Realtor Tim Ayres, 40, noticed the alarm clock he had received as an eighth birthday present was lagging, but just figured it was finally showing its age. Likewise, Shannon Moneo assumed the clock in her kitchen was starting to fail, but then noticed others in her house were slowing, too. Then Facebook lit up with scores of stories of people who couldn’t figure out how they ended up being late for work, or whatever.

It turns out this was tied to work being done on a transmission line connecting to B.C. Hydro’s Jordan River substation. With the area temporarily “islanded” from the rest of the western North America grid, electricity didn’t come in at the steady 60 hertz to which digital clocks are calibrated (caution: this explanation is being filtered through a writer whose grasp of electrical engineering is roughly equal to that of a 1940s cargo cult), causing plugged-in timepieces from Sooke and beyond to fluctuate until order was restored last week.

Something similar happened in Tofino in 2015, when Hydro was upgrading the power supply to the west coast of the Island. Nobody seemed terribly bothered about the slowdown, though (other than one guy who got yelled at for phoning a friend at what he thought was 9 p.m. but turned out to be 9:45). Remember, this was the place that gave us Tofino Time, a state of mind in which visitors are urged to take a deep breath, feel the sand between their toes and skip rocks/cellphones across the surf at sunset.

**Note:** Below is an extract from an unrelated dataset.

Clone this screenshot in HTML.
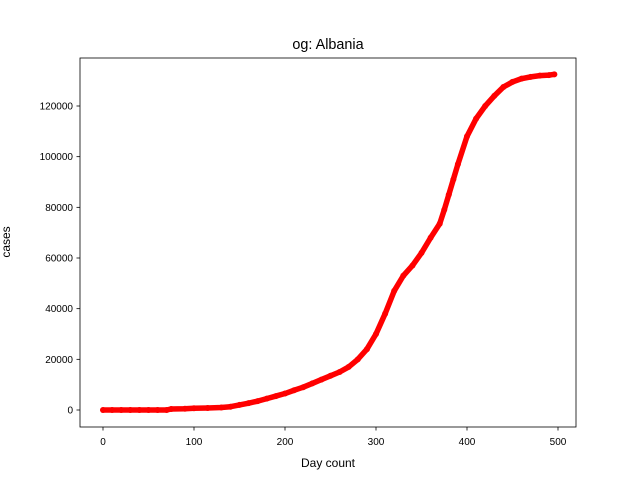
<!DOCTYPE html>
<html><head><meta charset="utf-8"><style>
body{margin:0;background:#fff;}
svg{display:block;font-family:"Liberation Sans","DejaVu Sans",sans-serif;}
</style></head><body>
<svg id="chart" width="640" height="480">
<rect width="640" height="480" fill="#fff"/>
<g id="plot"></g>
<rect x="80" y="58" width="496" height="369" fill="none" stroke="#000" stroke-width="0.8"/>
<g id="xt"></g>
<g id="yt"></g>
<text x="328" y="49" text-anchor="middle" font-size="14.4">og: Albania</text>
<text x="328" y="467" text-anchor="middle" font-size="12">Day count</text>
<text x="0" y="0" transform="translate(10,242) rotate(-90)" text-anchor="middle" font-size="12">cases</text>
</svg>
<script>
const days=[0,10,20,30,40,50,60,70,75,90,100,115,130,140,150,160,170,180,190,200,210,220,230,240,250,260,270,280,290,300,310,320,330,340,350,360,370,375,380,385,390,400,410,420,430,440,450,460,470,480,490,496];
const cases=[0,0,0,0,0,0,0,0,400,500,700,800,1000,1300,2000,2700,3500,4500,5500,6500,7800,9000,10500,12000,13500,15000,17000,20000,24000,30000,38000,47000,53000,57000,62000,68000,73500,79000,85000,91000,97000,108000,115000,120000,124000,127500,129500,130800,131500,132000,132200,132500];
const xTicks=[0,100,200,300,400,500];
const yTicks=[0,20000,40000,60000,80000,100000,120000];
const NS="http://www.w3.org/2000/svg";
const x=d=>103+d*0.91;
const y=v=>410-v*304/120000;
const plot=document.getElementById('plot');
const line=document.createElementNS(NS,'polyline');


line.setAttribute('points',days.map((d,i)=>x(d)+','+y(cases[i])).join(' '));
line.setAttribute('fill','none');line.setAttribute('stroke','#f00');line.setAttribute('stroke-width','5.5');line.setAttribute('stroke-linecap','round');line.setAttribute('stroke-linejoin','round');
plot.appendChild(line);
days.forEach((d,i)=>{const c=document.createElementNS(NS,'circle');


c.setAttribute('cx',x(d));c.setAttribute('cy',y(cases[i]));c.setAttribute('r','3');c.setAttribute('fill','#f00');plot.appendChild(c);});
const xt=document.getElementById('xt');
xTicks.forEach(t=>{const l=document.createElementNS(NS,'line');


l.setAttribute('x1',x(t));l.setAttribute('x2',x(t));l.setAttribute('y1',427);l.setAttribute('y2',430.5);l.setAttribute('stroke','#000');l.setAttribute('stroke-width','0.8');xt.appendChild(l);
const s=document.createElementNS(NS,'text');


s.setAttribute('x',x(t));s.setAttribute('y',445);s.setAttribute('text-anchor','middle');s.setAttribute('font-size','10');s.textContent=t;xt.appendChild(s);});
const yt=document.getElementById('yt');
yTicks.forEach(t=>{const l=document.createElementNS(NS,'line');


l.setAttribute('x1',76.5);l.setAttribute('x2',80);l.setAttribute('y1',y(t));l.setAttribute('y2',y(t));l.setAttribute('stroke','#000');l.setAttribute('stroke-width','0.8');yt.appendChild(l);
const s=document.createElementNS(NS,'text');


s.setAttribute('x',73);s.setAttribute('y',y(t)+3.5);s.setAttribute('text-anchor','end');s.setAttribute('font-size','10');s.textContent=t;yt.appendChild(s);});
</script>
</body></html>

In fact, you can argue that most of Vancouver Island has a keen appreciation of deceleration.

I have written about this before: The Island is the home of old hippies and older retirees, a destination for rat-race refugees whose only remaining dream is to swap shoes for sandals. Victoria itself is a town of early suppers, weed shops on every corner and Slow Down, This Ain’t The Mainland bumper stickers stolen from Hawaii. Where others see indolence as the devil’s work, we chase it — albeit in unhurried fashion — as a life goal.

How breakneck is our pace? Our municipal councils are currently, albeit cautiously, debating the merits of cutting speed limits to 30 km/h. Our boats have paddles and sails, not motors. We invented the two-sailing wait. Under “adventure tourism,” we list Butchart Gardens. Other Canadians are wary of grizzlies, wolves and rattlesnakes, but green-thumbed Islanders (the most patient of hobbyists) save their fear for the banana slug, the pokiest of predators.

So, you would think that people in Sooke would celebrate when gifted a few extra minutes in the day.

Not this year, though. This year, even Islanders find time is dragging excruciatingly slowly. For wherever you go, the same two questions are heard: “When can I get my shot?” and “When will things get back to normal?” In both cases, the answer is “Not soon enough.”

Our vaccination rate is, in fact, well ahead of that of most of the world, though being privileged people from an affluent country we tend not to notice that and use the U.S. as our only yardstick instead.

We also appear to be ahead of schedule. At the beginning of March, the province said every adult who wanted a vaccine should have a first dose by mid to late July. Now, with vaccine deliveries accelerating and the first-shot rate nudging past 40 per cent, they say it should be mid-June. That’s good news, even if, with the water rising, it still feels like you’re shuffling along in a slow-moving queue for the lifeboats.

Oh, if only the clocks would speed up, we tell ourselves. If only there were a snooze alarm that would take us to when this is over.